I’m getting too old for this: The letter captcha rant

There are probably several billion reasons to use a captcha on a form; as many as the amount of spam one is in danger of receiving.

The “Completely Automated Public Turing test to tell Computers and Humans Apart” works well when the characters are straightforward letters or numbers that must be entered inside an input box to validate its content.

All worked well, until this method was cracked by automated bots that could identify the letters and numbers with extreme accuracy, thus rendering the captcha useless.
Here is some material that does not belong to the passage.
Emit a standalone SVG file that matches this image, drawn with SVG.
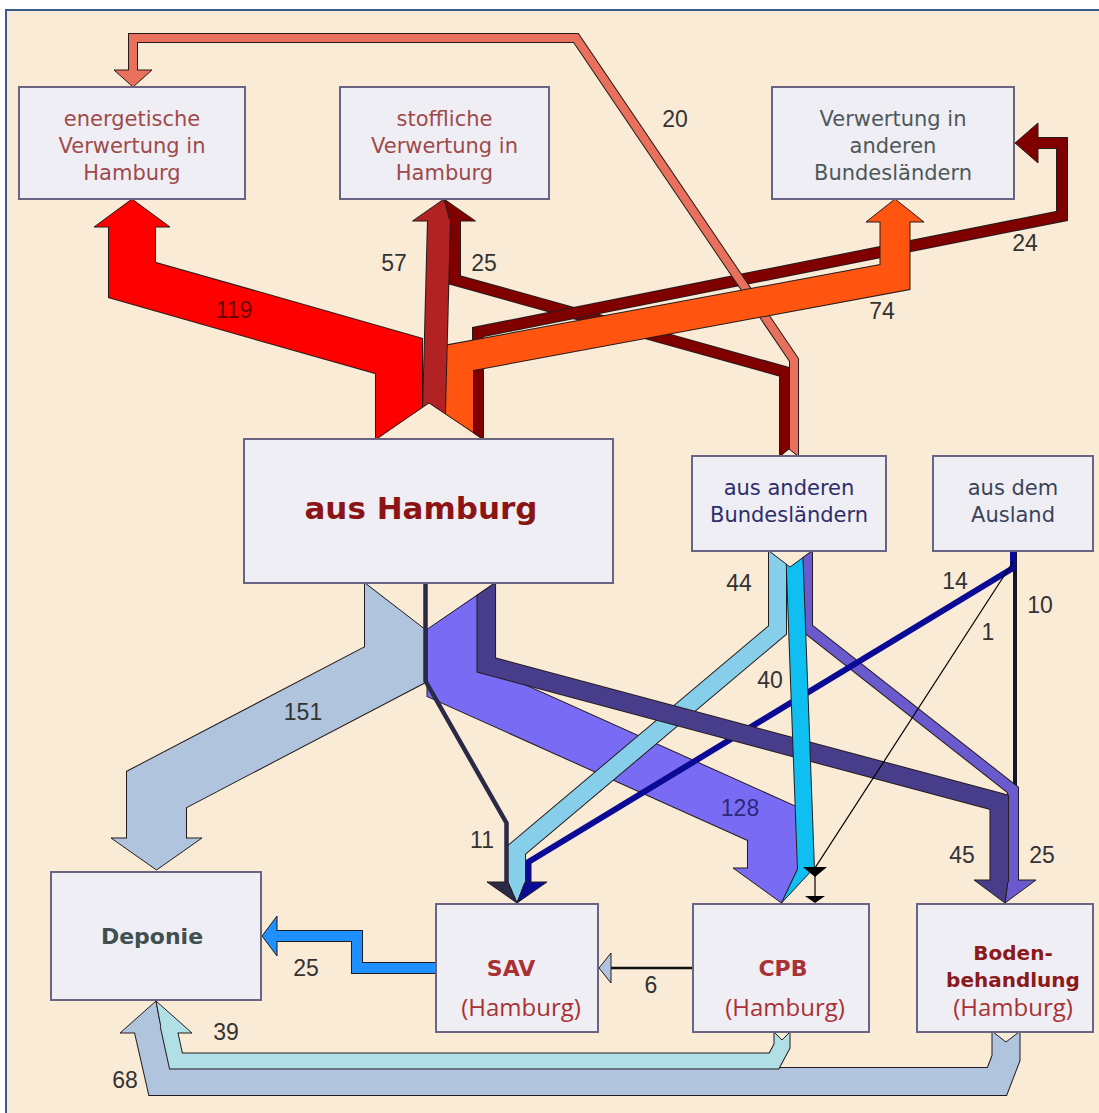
<svg xmlns="http://www.w3.org/2000/svg" width="1099" height="1113" viewBox="0 0 1099 1113">
<defs>
<style>
.o{fill:none;stroke:#241c1c;stroke-linejoin:miter;stroke-miterlimit:10}
.f{fill:none;stroke-linejoin:miter;stroke-miterlimit:10}
.h{stroke:#241c1c;stroke-width:1;stroke-linejoin:miter}
.nb{fill:#FAEBD7;stroke:none}
.nl{fill:none;stroke:#241c1c;stroke-width:1}
.box{fill:#F0EEF5;stroke:#6A6482;stroke-width:2}
.lbl{font-family:"Liberation Sans",Arial,sans-serif;font-size:23px;fill:#333;text-anchor:middle}
.nt{font-family:"DejaVu Sans",Verdana,sans-serif;font-size:21px;text-anchor:middle}
.nb2{font-family:"DejaVu Sans",Verdana,sans-serif;font-weight:bold;text-anchor:middle}
.hh{font-family:"Open Sans","Noto Sans",sans-serif;font-size:24px;fill:#A83232;text-anchor:middle}
</style>
</defs>
<rect x="0" y="0" width="1099" height="1113" fill="#ffffff"/>
<rect x="6" y="10" width="1100" height="1110" fill="#FAEBD7" stroke="#3b5b8c" stroke-width="2"/>

<g id="connectors">
  <!-- top flows -->
  <g id="f-darkred25">
    <path class="o" stroke-width="12" d="M785,462 L785,372 L455,280 L455,217"/>
    <path class="f" stroke="#800000" stroke-width="10" d="M785,462 L785,372 L455,280 L455,217"/>
  </g>
  <g id="f-darkred24">
    <path class="o" stroke-width="12" d="M478,450 L478,332 L1062,216 L1062,143 L1036,143"/>
    <polygon class="h" fill="#800000" points="1038,123 1038,163 1015,143"/>
    <path class="f" stroke="#800000" stroke-width="10" d="M478,450 L478,332 L1062,216 L1062,143 L1036,143"/>
  </g>
  <g id="f-salmon20">
    <path class="o" stroke-width="10" d="M794,462 L794,360 L576,38 L133,38 L133,72"/>
    <polygon class="h" fill="#E8705C" points="114,70 152,70 133,87"/>
    <path class="f" stroke="#E8705C" stroke-width="8" d="M794,462 L794,360 L576,38 L133,38 L133,72"/>
  </g>
  <g id="f-red119">
    <path class="o" stroke-width="48" d="M399,450 L399,356 L132,280 L132,225"/>
    <polygon class="h" fill="#FF0000" points="94,227 170,227 132,199"/>
    <path class="f" stroke="#FF0000" stroke-width="46" d="M399,450 L399,356 L132,280 L132,225"/>
  </g>
  <g id="f-orange74">
    <path class="o" stroke-width="31" d="M458.5,450 L458.5,358 L895,277 L895,220"/>
    <polygon class="h" fill="#FF5511" points="866,222 924,222 895,199"/>
    <path class="f" stroke="#FF5511" stroke-width="29" d="M458.5,450 L458.5,358 L895,277 L895,220"/>
  </g>
  <g id="f-brown57">
    <path class="o" stroke-width="24" d="M433,450 L439,219"/>
    <polygon class="h" fill="#B22222" points="412.5,221 450,221 444,199"/>
    <polygon class="h" fill="#800000" points="450,221 475.5,221 444,199"/>
    <path class="f" stroke="#B22222" stroke-width="22" d="M433,450 L439,219"/>
    <path class="f" stroke="#800000" stroke-width="10" d="M455,225 L455,219"/>
  </g>
  <!-- notches at top -->
  <polygon class="nb" points="376,440 429,403 483,440"/>
  <polyline class="nl" points="376,439 429,403 483,439"/>
  <polygon class="nb" points="780,457 789,449 798,457"/>
  <polyline class="nl" points="780,456 789,449 798,456"/>

  <!-- bottom flows -->
  <g id="f-lsb151">
    <path class="o" stroke-width="61" d="M394.5,575 L394.5,665 L156.5,789.5 L156.5,840"/>
    <polygon class="h" fill="#B0C4DE" points="111,838 202,838 156.5,870"/>
    <path class="f" stroke="#B0C4DE" stroke-width="59" d="M394.5,575 L394.5,665 L156.5,789.5 L156.5,840"/>
  </g>
  <g id="f-purple128">
    <path class="o" stroke-width="52" d="M452.5,575 L452.5,680 L773,824 L773,870"/>
    <polygon class="h" fill="#7A6BF5" points="733,868 798,868 781.5,903"/>
    <path class="f" stroke="#7A6BF5" stroke-width="50" d="M452.5,575 L452.5,680 L773,824 L773,870"/>
  </g>
  <g id="f-skyblue44">
    <path class="o" stroke-width="19" d="M777.5,545 L777.5,630 L516.5,850 L516.5,884"/>
    <polygon class="h" fill="#87CEEB" points="508,882 525,882 517,903"/>
    <path class="f" stroke="#87CEEB" stroke-width="17" d="M777.5,545 L777.5,630 L516.5,850 L516.5,884"/>
  </g>
  <g id="f-black10">
    <path class="f" stroke="#16162a" stroke-width="4" d="M1015,548 L1015,884"/>
  </g>
  <g id="f-slateblue25">
    <path class="o" stroke-width="12" d="M807,545 L807,628 L1013,790 L1013,882"/>
    <polygon class="h" fill="#6A5ACD" points="1008,880 1036,880 1005,903"/>
    <path class="f" stroke="#6A5ACD" stroke-width="10" d="M807,545 L807,628 L1013,790 L1013,882"/>
  </g>
  <g id="f-navy14">
    <path class="f" stroke="#0A0A96" stroke-width="6" d="M1013,548 L1013,568 L528.5,862 L528.5,884"/>
    <polygon class="h" fill="#0A0A96" points="525,882 547,882 517,903"/>
  </g>
  <g id="f-darkslate45">
    <path class="o" stroke-width="19.6" d="M486.25,575 L486.25,665 L999.25,802.3 L999.25,882"/>
    <polygon class="h" fill="#483D8B" points="974,880 1008,880 1005,903"/>
    <path class="f" stroke="#483D8B" stroke-width="17.6" d="M486.25,575 L486.25,665 L999.25,802.3 L999.25,882"/>
  </g>
  <g id="f-deepsky40">
    <path class="o" stroke-width="18" d="M794,545 L806,870"/>
    <polygon class="h" fill="#10BFF2" points="798,868 814,868 781.5,903"/>
    <path class="f" stroke="#10BFF2" stroke-width="16" d="M794,545 L806,870"/>
  </g>
  <g id="f-thin1">
    <path class="f" stroke="#000" stroke-width="1.2" d="M1013,562 L815,868 L815,898"/>
    <polygon fill="#000" points="803,867 827,867 815,877"/>
    <polygon fill="#000" points="805,896 825,896 815,903"/>
  </g>
  <!-- notch at aus Hamburg bottom and aus anderen bottom -->
  <polygon class="nb" points="365,582 426,630 495,582"/>
  <polyline class="nl" points="365,583 426,630 495,583"/>
  <polygon class="nb" points="769,550 790,567 812,550"/>
  <polyline class="nl" points="769,551 790,567 812,551"/>
  <g id="f-dark11">
    <path class="f" stroke="#2a2946" stroke-width="4.5" d="M425.5,580 L425.5,681 L506.5,823 L506.5,884"/>
    <polygon class="h" fill="#2a2946" points="487,882 508,882 517,903"/>
  </g>

  <!-- flows among lower nodes -->
  <g id="f-dodger25">
    <path class="o" stroke-width="12" d="M440,968 L357,968 L357,936 L275,936"/>
    <polygon class="h" fill="#1E90FF" points="277,916 277,956 262,936"/>
    <path class="f" stroke="#1E90FF" stroke-width="10" d="M440,968 L357,968 L357,936 L275,936"/>
  </g>
  <g id="f-black6">
    <path class="f" stroke="#111" stroke-width="2.5" d="M695,968 L609,968"/>
    <polygon class="h" fill="#B0C4DE" points="611,953 611,983 599,968"/>
  </g>
  <g id="f-lsb68">
    <path class="o" stroke-width="29" d="M1006,1028 L1006,1058 L997,1081.5 L160,1081.5 L147.1,1025"/>
    <polygon class="h" fill="#B0C4DE" points="120,1033 162,1033 156,1001"/>
    <path class="f" stroke="#B0C4DE" stroke-width="27" d="M1006,1028 L1006,1058 L997,1081.5 L160,1081.5 L147.1,1025"/>
  </g>
  <g id="f-light39">
    <path class="o" stroke-width="17" d="M782,1028 L782,1046 L774,1061 L176,1061 L168.1,1025"/>
    <polygon class="h" fill="#B0E0E6" points="162,1033 192,1033 156,1001"/>
    <path class="f" stroke="#B0E0E6" stroke-width="15" d="M782,1028 L782,1046 L774,1061 L176,1061 L168.1,1025"/>
  </g>
  <polygon class="nb" points="774,1031 782,1040 790,1031"/>
  <polyline class="nl" points="774,1032 782,1040 790,1032"/>
  <polygon class="nb" points="992,1031 1006,1042 1020,1031"/>
  <polyline class="nl" points="993,1032 1006,1042 1019,1032"/>

  <!-- labels -->
  <text class="lbl" x="675" y="127">20</text>
  <text class="lbl" x="234" y="318" style="fill:#6a0000">119</text>
  <text class="lbl" x="394" y="271">57</text>
  <text class="lbl" x="484" y="271">25</text>
  <text class="lbl" x="882" y="319">74</text>
  <text class="lbl" x="1025" y="251">24</text>
  <text class="lbl" x="739" y="591">44</text>
  <text class="lbl" x="955" y="589">14</text>
  <text class="lbl" x="1040" y="613">10</text>
  <text class="lbl" x="988" y="640">1</text>
  <text class="lbl" x="770" y="688">40</text>
  <text class="lbl" x="303" y="720">151</text>
  <text class="lbl" x="740" y="816" style="fill:#2a2a7a">128</text>
  <text class="lbl" x="482" y="848">11</text>
  <text class="lbl" x="962" y="863">45</text>
  <text class="lbl" x="1042" y="863">25</text>
  <text class="lbl" x="306" y="976">25</text>
  <text class="lbl" x="651" y="993">6</text>
  <text class="lbl" x="226" y="1040">39</text>
  <text class="lbl" x="125" y="1088">68</text>
</g>

<g id="node-energetisch">
  <rect class="box" x="19" y="87" width="226" height="112"/>
  <text class="nt" fill="#9E4A4A" x="132" y="126">energetische</text>
  <text class="nt" fill="#9E4A4A" x="132" y="153">Verwertung in</text>
  <text class="nt" fill="#9E4A4A" x="132" y="180">Hamburg</text>
</g>
<g id="node-stofflich">
  <rect class="box" x="340" y="87" width="209" height="112"/>
  <text class="nt" fill="#9E4A4A" x="444.5" y="126">stoffliche</text>
  <text class="nt" fill="#9E4A4A" x="444.5" y="153">Verwertung in</text>
  <text class="nt" fill="#9E4A4A" x="444.5" y="180">Hamburg</text>
</g>
<g id="node-verwertung-bl">
  <rect class="box" x="772" y="87" width="242" height="112"/>
  <text class="nt" fill="#4E5858" x="893" y="126">Verwertung in</text>
  <text class="nt" fill="#4E5858" x="893" y="153">anderen</text>
  <text class="nt" fill="#4E5858" x="893" y="180">Bundesländern</text>
</g>
<g id="node-aus-hamburg">
  <rect class="box" x="244" y="439" width="369" height="144"/>
  <text class="nb2" fill="#8B1515" font-size="31" x="421" y="519">aus Hamburg</text>
</g>
<g id="node-aus-bl">
  <rect class="box" x="692" y="456" width="194" height="95"/>
  <text class="nt" fill="#2d2d6b" x="789" y="495">aus anderen</text>
  <text class="nt" fill="#2d2d6b" x="789" y="522">Bundesländern</text>
</g>
<g id="node-ausland">
  <rect class="box" x="933" y="456" width="160" height="95"/>
  <text class="nt" fill="#3a4458" x="1013" y="495">aus dem</text>
  <text class="nt" fill="#3a4458" x="1013" y="522">Ausland</text>
</g>
<g id="node-deponie">
  <rect class="box" x="51" y="872" width="210" height="128"/>
  <text class="nb2" fill="#3E5050" font-size="22" x="152" y="944">Deponie</text>
</g>
<g id="node-sav">
  <rect class="box" x="436" y="904" width="162" height="128"/>
  <text class="nb2" fill="#A83232" font-size="22" x="511" y="976">SAV</text>
  <text class="hh" x="521" y="1016">(Hamburg)</text>
</g>
<g id="node-cpb">
  <rect class="box" x="693" y="904" width="176" height="128"/>
  <text class="nb2" fill="#A83232" font-size="22" x="783" y="976">CPB</text>
  <text class="hh" x="785" y="1016">(Hamburg)</text>
</g>
<g id="node-boden">
  <rect class="box" x="917" y="904" width="176" height="128"/>
  <text class="nb2" fill="#8B1A1A" font-size="20" x="1013" y="960">Boden-</text>
  <text class="nb2" fill="#8B1A1A" font-size="20" x="1013" y="987">behandlung</text>
  <text class="hh" x="1013" y="1016">(Hamburg)</text>
</g>
</svg>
The remedy was to twirl, slant, extrude or otherwise stretch letters so that they aren’t recognizable, unless one – presumably human – tries hard to read what the hell is the text to be typed.

But it has gotten ridiculous.

Perhaps it’s just that my analytical perception and vision have gotten worse as I’m aging, or maybe because with each new rollout of such captchas there is an extra degree, an extra amount of distortion to be overcome.

I’ve really had it. (Apparently, I’m not the only one.)

There are alternatives to captchas that seem to display letters as if they came out of the fire, all melted and gooey. This is the one I use on this very blog.

Comments

  1. Haha, so funny you mention this. I was fighting with captcha last night, literally missed it four times in a row.

    I think the idea behind captcha is cool (and actually know the folks who created it) but it really is getting to be a challenge.

    They need to think beyond security and also look at user experience. If it takes me five minutes to login to a website, do I feel more secure or just more frustrated?

  2. Morgan – Exactly. If I spend more than 10 seconds to identify the twirl of words, it gets really frustrating 😀

  3. Acro, you have no idea how much you’ve echoed my sentiments in this post!! i look at it like an arms race. both sides continue to escalate, as the bots get better, the captchas get ‘worse’ (on us humans)… when will it end!?

  4. The solution to captcha is using random questions humans can easily answer (which is already used on some websites), like basic arithmetic operations.

  5. Mike – Glad to hear I’m not just going senile 😀

    Joe – That’s a good alternative as long as there are a lot of questions. I’ve watched bots brute-forcing captchas for hours at a time.

  6. I’m so glad I’m not the only one!